Sabu Dastagir and Deepika Padukone
When the word dropped that Deepika Padukone would be honoured with a star in 2026, the Internet went wild. Social media blew up. Everyone called her the first Indian to snag that spot. Here’s the twist: that’s not exactly the case.
Deepika’s win is huge, no question. However, she is not the first Indian to get a Hollywood Walk of Fame star. The title originally belongs to Sabu Dastagir—a name most people barely remember now, though he burned bright back in the day.
Born in Mysore in 1924, Sabu was raised in a family of mahouts (yeah, elephant trainers), he was plucked from obscurity by Robert Flaherty for the 1937 movie Elephant Boy, which was based on Rudyard Kipling’s tale. The kid just had that spark. Hollywood noticed.
By 1960, Sabu’s star was literally set in Hollywood’s pavement—a good 60 years before Deepika’s. During the late ‘30s and early ‘40s, he became a go-to face for fantasy-adventure flicks: The Drum, The Thief of Bagdad, Arabian Nights—the works. He was everywhere. For a non-white actor in that era? Almost unheard of. He even became a U.S. citizen in 1944 and served in the army during World War II.

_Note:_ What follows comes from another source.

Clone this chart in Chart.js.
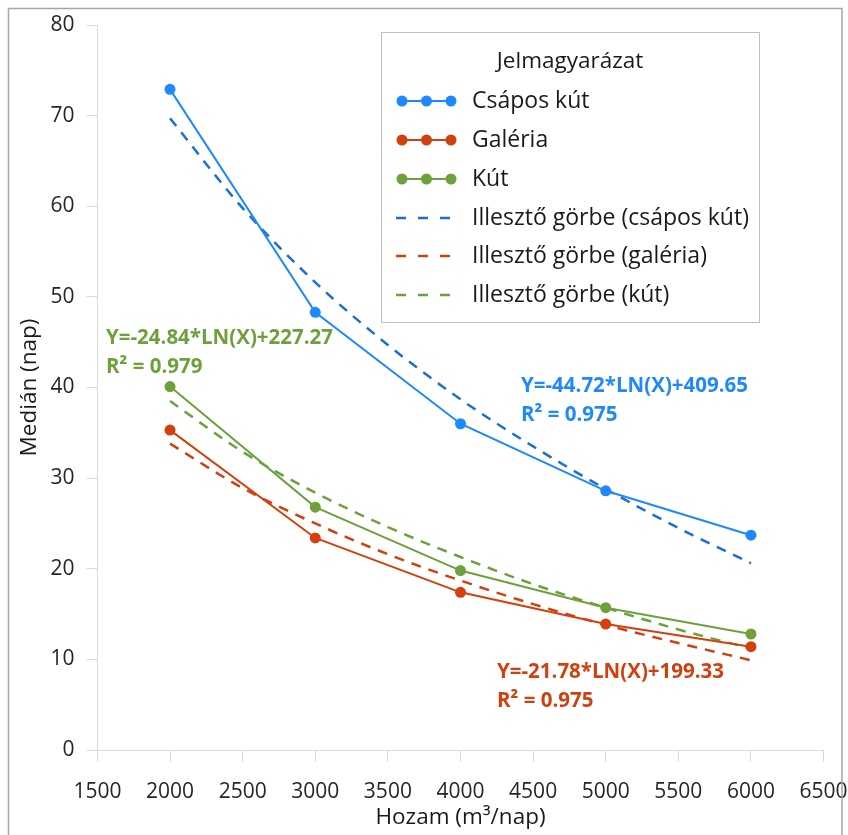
<!DOCTYPE html>
<html><head><meta charset="utf-8">
<script src="https://cdn.jsdelivr.net/npm/chart.js@4"></script>
<style>html,body{margin:0;padding:0;background:#fff}canvas{display:block}</style>
</head><body>
<canvas id="c" width="848" height="835"></canvas>
<script>
const xValues = [2000, 3000, 4000, 5000, 6000];
const csaposKut = [72.9, 48.3, 36.0, 28.6, 23.7];
const galeria = [35.3, 23.4, 17.4, 13.9, 11.4];
const kut = [40.1, 26.8, 19.8, 15.7, 12.8];
const fitX = [2000, 2500, 3000, 3500, 4000, 4500, 5000, 5500, 6000];
const fitCsapos = [69.7, 59.8, 51.6, 44.7, 38.7, 33.5, 28.8, 24.5, 20.6];
const fitGaleria = [33.8, 28.9, 25.0, 21.6, 18.7, 16.1, 13.8, 11.8, 9.9];
const fitKut = [38.5, 32.9, 28.4, 24.6, 21.3, 18.3, 15.7, 13.3, 11.2];
const xTicks = [1500, 2000, 2500, 3000, 3500, 4000, 4500, 5000, 5500, 6000, 6500];
const yTicks = [0, 10, 20, 30, 40, 50, 60, 70, 80];
const seriesNames = ['Csápos kút', 'Galéria', 'Kút', 'Illesztő görbe (csápos kút)', 'Illesztő görbe (galéria)', 'Illesztő görbe (kút)'];
const equations = [
  ['Y=-44.72*LN(X)+409.65', 'R² = 0.975'],
  ['Y=-21.78*LN(X)+199.33', 'R² = 0.975'],
  ['Y=-24.84*LN(X)+227.27', 'R² = 0.979']
];

const BLUE = '#1e88ff', BLUE_D = '#1a6fd6', RED = '#d2400f', GREEN = '#6ea03c';
const FONT = '"Open Sans", Lato, sans-serif';
const pts = (xs, ys) => xs.map((x, i) => ({x, y: ys[i]}));

const solid = (label, data, color) => ({
  label, data, borderColor: color, backgroundColor: color, borderWidth: 2,
  pointRadius: 5.5, pointHoverRadius: 5.5, pointBorderWidth: 0, tension: 0, order: 1
});
const dashed = (label, data, color) => ({
  label, data, borderColor: color, backgroundColor: color, borderWidth: 2.5,
  borderDash: [10, 8], pointRadius: 0, cubicInterpolationMode: 'monotone', order: 2
});

const legendPlugin = {
  id: 'extras',
  afterDraw(chart) {
    const ctx = chart.ctx;
    const ds = chart.data.datasets;
    ctx.save();
    ctx.strokeStyle = '#a6a6a6'; ctx.lineWidth = 1.5;
    ctx.strokeRect(8.5, 8.5, 833.5, 840);
    ctx.fillStyle = '#1a1a1a';
    ctx.font = '22.5px ' + FONT;
    ctx.textAlign = 'center'; ctx.textBaseline = 'middle';
    ctx.fillText('Hozam (m³/nap)', (chart.chartArea.left + chart.chartArea.right) / 2, 818);
    ctx.save();
    ctx.translate(30, (chart.chartArea.top + chart.chartArea.bottom) / 2);
    ctx.rotate(-Math.PI / 2);
    ctx.fillText('Medián (nap)', 0, 0);
    ctx.restore();
    ctx.fillStyle = '#fff';
    ctx.fillRect(381, 32, 379, 291);
    ctx.strokeStyle = '#bfbfbf'; ctx.lineWidth = 1;
    ctx.strokeRect(381.5, 32.5, 378, 290);
    ctx.fillStyle = '#1a1a1a';
    ctx.font = '22.5px ' + FONT;
    ctx.textAlign = 'center';
    ctx.fillText('Jelmagyarázat', 570, 62);
    ctx.textAlign = 'left';
    ctx.font = '23px ' + FONT;
    const ys = [101, 140, 179, 218, 256, 295];
    ds.forEach((d, i) => {
      const y = ys[i];
      ctx.strokeStyle = d.borderColor; ctx.fillStyle = d.borderColor;
      if (i < 3) {
        ctx.lineWidth = 2; ctx.setLineDash([]);
        ctx.beginPath(); ctx.moveTo(402, y); ctx.lineTo(451, y); ctx.stroke();
        [402, 426.5, 451].forEach(cx => { ctx.beginPath(); ctx.arc(cx, y, 5.5, 0, Math.PI * 2); ctx.fill(); });
      } else {
        ctx.lineWidth = 2.5; ctx.setLineDash([10, 12]);
        ctx.beginPath(); ctx.moveTo(396, y); ctx.lineTo(456, y); ctx.stroke();
        ctx.setLineDash([]);
      }
      ctx.fillStyle = '#1a1a1a';
      ctx.fillText(d.label, 472, y);
    });
    ctx.font = 'bold 20.5px ' + FONT;
    const eq = [[equations[0], BLUE, 521, 386], [equations[1], RED, 497, 672], [equations[2], GREEN, 106, 338]];
    eq.forEach(([lines, col, x, y]) => {
      ctx.fillStyle = col;
      ctx.fillText(lines[0], x, y);
      ctx.fillText(lines[1], x, y + 29);
    });
    ctx.restore();
  }
};

new Chart(document.getElementById('c'), {
  type: 'line',
  data: {
    datasets: [
      solid(seriesNames[0], pts(xValues, csaposKut), BLUE),
      solid(seriesNames[1], pts(xValues, galeria), RED),
      solid(seriesNames[2], pts(xValues, kut), GREEN),
      dashed(seriesNames[3], pts(fitX, fitCsapos), BLUE_D),
      dashed(seriesNames[4], pts(fitX, fitGaleria), RED),
      dashed(seriesNames[5], pts(fitX, fitKut), GREEN)
    ]
  },
  options: {
    responsive: false, animation: false,
    layout: { padding: { top: 25, right: 24.4, left: 0, bottom: 0 } },
    plugins: { legend: { display: false }, tooltip: { enabled: false } },
    scales: {
      x: {
        type: 'linear', min: xTicks[0], max: xTicks[xTicks.length - 1],
        afterBuildTicks: s => { s.ticks = xTicks.map(v => ({value: v})); },
        afterFit: s => { s.height = 85; s.paddingLeft = 0; s.paddingRight = 0; },
        grid: { drawOnChartArea: false, drawTicks: true, tickLength: 12, color: '#d9d9d9' },
        border: { display: true, color: '#d9d9d9', width: 1 },
        ticks: { font: { size: 21, family: FONT }, color: '#262626', padding: 17, maxRotation: 0, autoSkip: false,
                 callback: v => String(v) }
      },
      y: {
        type: 'linear', min: yTicks[0], max: yTicks[yTicks.length - 1],
        afterBuildTicks: s => { s.ticks = yTicks.map(v => ({value: v})); },
        afterFit: s => { s.width = 97.4; s.paddingTop = 0; s.paddingBottom = 0; },
        grid: { drawOnChartArea: false, drawTicks: true, tickLength: 11, color: '#d9d9d9' },
        border: { display: true, color: '#d9d9d9', width: 1 },
        ticks: { font: { size: 21, family: FONT }, color: '#262626', padding: 12, callback: v => String(v) }
      }
    }
  },
  plugins: [legendPlugin]
});
</script>
</body></html>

But nothing in Hollywood lasts forever. After the war, Sabu’s roles dried up. He drifted to Europe, did a few smaller films. There was talk he might star in Mother India in 1957, but visa issues shut that down.
Sunil Dutt got the part instead. Sabu died way too young, just 39, from a heart attack. Hollywood moved on. His star faded into the background.
Still, die-hard fans keep his memory alive. Every year, you’ll see a few tributes online—on his birthday, on the anniversary of his death. He may not be a household name anymore, but that star on Hollywood Boulevard? It’s not going anywhere.